И эта его честность творила со мной невозможное. Я раскрывалась, я доверяла, обвивалась вокруг него, чувствуя каждую секунду его переживаний. И это было приятнее, чем чувствовать и переживать всё одной, постоянно сомневаясь в себе.
Даже его взрыв, который он пытался погасить, но не смог, снес меня именно его собственными переживаниями.
А потом Кира словно подменили. Он стал мягким, ласковым. Забрал у меня из рук губку, выдавил гель для душа на ладони и долго водил руками по моему телу, не забывая касаться губами чувствительных мест.
Я нежилась в его руках, млела и мурлыкала. Мы еще долго целовались под душем, даже поцелуи Кира были другими. Для меня другими. Я все лучше понимала сокурсниц, не дающих проходу моему братцу.
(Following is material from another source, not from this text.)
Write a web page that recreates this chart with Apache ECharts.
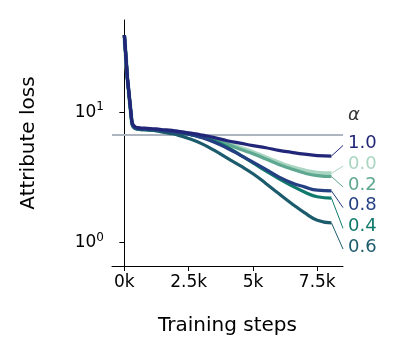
<!DOCTYPE html>
<html>
<head>
<meta charset="utf-8">
<script src="https://cdn.jsdelivr.net/npm/echarts@6/dist/echarts.min.js"></script>
<style>
  html, body { margin: 0; padding: 0; background: #fff; }
  #main { width: 400px; height: 360px; }
</style>
</head>
<body>
<div id="main"></div>
<script>
// training steps shared by every run
const steps = [0, 290, 420, 600, 800, 1000, 1250, 1500, 1750, 2000, 2500, 3000, 3500, 4000, 4500, 5000, 5500, 6000, 6500, 7000, 7500, 8050];

// attribute loss per alpha
const alphas = ['0.0', '0.2', '0.4', '0.6', '0.8', '1.0'];
const loss00 = [39, 8.4, 7.6, 7.45, 7.4, 7.35, 7.3, 7.25, 7.15, 7.05, 6.85, 6.55, 6.2, 5.8, 5.35, 4.95, 4.5, 4.12, 3.8, 3.58, 3.44, 3.4];
const loss02 = [39, 8.4, 7.55, 7.4, 7.35, 7.3, 7.25, 7.2, 7.1, 7.0, 6.8, 6.5, 6.1, 5.7, 5.2, 4.82, 4.38, 3.98, 3.68, 3.42, 3.27, 3.22];
const loss04 = [39, 8.4, 7.6, 7.45, 7.4, 7.35, 7.3, 7.2, 7.1, 7.0, 6.8, 6.45, 6.0, 5.4, 4.72, 4.1, 3.55, 3.1, 2.74, 2.45, 2.25, 2.2];
const loss06 = [39, 8.3, 7.5, 7.4, 7.35, 7.3, 7.2, 7.05, 6.9, 6.75, 6.3, 5.75, 5.1, 4.45, 3.9, 3.38, 2.85, 2.38, 2.0, 1.7, 1.49, 1.42];
const loss08 = [39, 8.5, 7.65, 7.5, 7.45, 7.4, 7.35, 7.25, 7.15, 7.05, 6.8, 6.4, 5.9, 5.3, 4.7, 4.15, 3.65, 3.2, 2.88, 2.68, 2.53, 2.5];
const loss10 = [39, 8.6, 7.75, 7.6, 7.55, 7.5, 7.45, 7.35, 7.3, 7.2, 6.95, 6.7, 6.4, 6.05, 5.8, 5.55, 5.35, 5.1, 4.93, 4.78, 4.66, 4.62];
const allLoss = [loss00, loss02, loss04, loss06, loss08, loss10];

// reference level (gray line)
const baseline = 6.78;

const xTicks = [0, 2500, 5000, 7500];
const yTicks = [1, 10];

const colors = ['#a9d5c1', '#5ea791', '#0f7a6b', '#1c5b6c', '#243f82', '#222679'];
const widths = [4.2, 3.2, 3.2, 3.2, 3.2, 3.2];

const chart = echarts.init(document.getElementById('main'));
const font = 'DejaVu Sans';

const series = alphas.map((a, i) => ({
  name: a,
  type: 'line',
  data: steps.map((s, j) => [s, allLoss[i][j]]),
  showSymbol: false,
  smooth: 0.5,
  lineStyle: { color: colors[i], width: widths[i] },
  z: 3 + i,
  silent: true
}));

series.unshift({
  type: 'line',
  data: [],
  z: 1,
  silent: true,
  markLine: {
    symbol: 'none',
    silent: true,
    label: { show: false },
    lineStyle: { color: '#adb5c1', width: 2, type: 'solid' },
    data: [{ yAxis: baseline }]
  }
});

chart.setOption({
  animation: false,
  grid: { left: 112, right: 57, top: 20, bottom: 94 },
  xAxis: {
    type: 'value',
    min: -480,
    max: 8500,
    name: 'Training steps',
    nameLocation: 'middle',
    nameGap: 50,
    nameTextStyle: { fontFamily: font, fontSize: 20, color: '#000' },
    axisLine: { show: true, lineStyle: { color: '#000', width: 1 } },
    axisTick: { show: true, length: 5, lineStyle: { color: '#000' }, customValues: xTicks },
    axisLabel: {
      fontFamily: font, fontSize: 17, color: '#000', margin: 8,
      customValues: xTicks,
      formatter: v => (v / 1000) + 'k'
    },
    splitLine: { show: false }
  },
  yAxis: {
    type: 'log',
    logBase: 10,
    min: 0.663,
    max: 51,
    name: 'Attribute loss',
    nameLocation: 'middle',
    nameGap: 73,
    nameTextStyle: { fontFamily: font, fontSize: 20, color: '#000' },
    axisLine: { show: true, lineStyle: { color: '#000', width: 1 } },
    axisTick: { show: true, length: 5, lineStyle: { color: '#000' }, customValues: yTicks },
    minorTick: { show: false },
    axisLabel: {
      fontFamily: font, fontSize: 17, color: '#000', margin: 8,
      customValues: yTicks,
      formatter: v => '{b|10}{s|' + Math.round(Math.log10(v)) + '}',
      rich: {
        b: { fontFamily: font, fontSize: 17, color: '#000' },
        s: { fontFamily: font, fontSize: 12, color: '#000', padding: [0, 0, 10, 0] }
      }
    },
    splitLine: { show: false }
  },
  series: series
});

// end labels with guide lines, stacked in order of the final value
const labelX = 348;
const lineX = 343;
const slotTop = 143.5;
const slotStep = 20.7;
const order = alphas.map((a, i) => i).sort((p, q) => {
  const a = allLoss[p][allLoss[p].length - 1];
  const b = allLoss[q][allLoss[q].length - 1];
  return b - a;
});
const elements = [];
order.forEach((i, k) => {
  const last = steps.length - 1;
  const end = chart.convertToPixel({ gridIndex: 0 }, [steps[last], allLoss[i][last]]);
  const ly = slotTop + k * slotStep;
  elements.push({
    type: 'polyline',
    silent: true,
    shape: { points: [[end[0], end[1]], [lineX, ly + 2]] },
    style: { stroke: colors[i], lineWidth: 1, fill: null }
  });
  elements.push({
    type: 'text',
    silent: true,
    x: labelX,
    y: ly,
    style: { text: alphas[i], fill: colors[i], font: '18px "DejaVu Sans"', verticalAlign: 'middle', align: 'left' }
  });
});
elements.push({
  type: 'text',
  silent: true,
  x: labelX,
  y: 115,
  style: { text: 'α', fill: '#333', font: 'italic 18px "DejaVu Sans"', verticalAlign: 'middle', align: 'left' }
});
chart.setOption({ graphic: { elements: elements } });
</script>
</body>
</html>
Потому что однажды оказавшись принятой в эти мягкие волны его заботы, обратно выплывать уже не хочется.
— Я останусь у тебя? — шепотом спросил Кир, приспуская полотенце и целуя в обнаженное плечо и чуть ниже.
— Я покачала головой.
— Нет.
— Нет?
Я видела его темные все еще голодные глаза, и затаившееся там удивление на грани с возмущением.
— Нет, я пойду к тебе.
Кир улыбнулся, стискивая меня в объятиях и чмокая в макушку.
А я прижалась к нему, впитывая его тепло, запах и жалея, что потеряла так много времени на ничего не значащих людей, когда могла бы быть с тем, с кем мне действительно хорошо.
Ночь с Киром отличалась совсем иной близостью. Я думала он будет резким и импульсивным всегда, но на чердаке Кир не спешил, он наслаждался каждой минутой нашей близости, трогал меня и позволял трогать себя.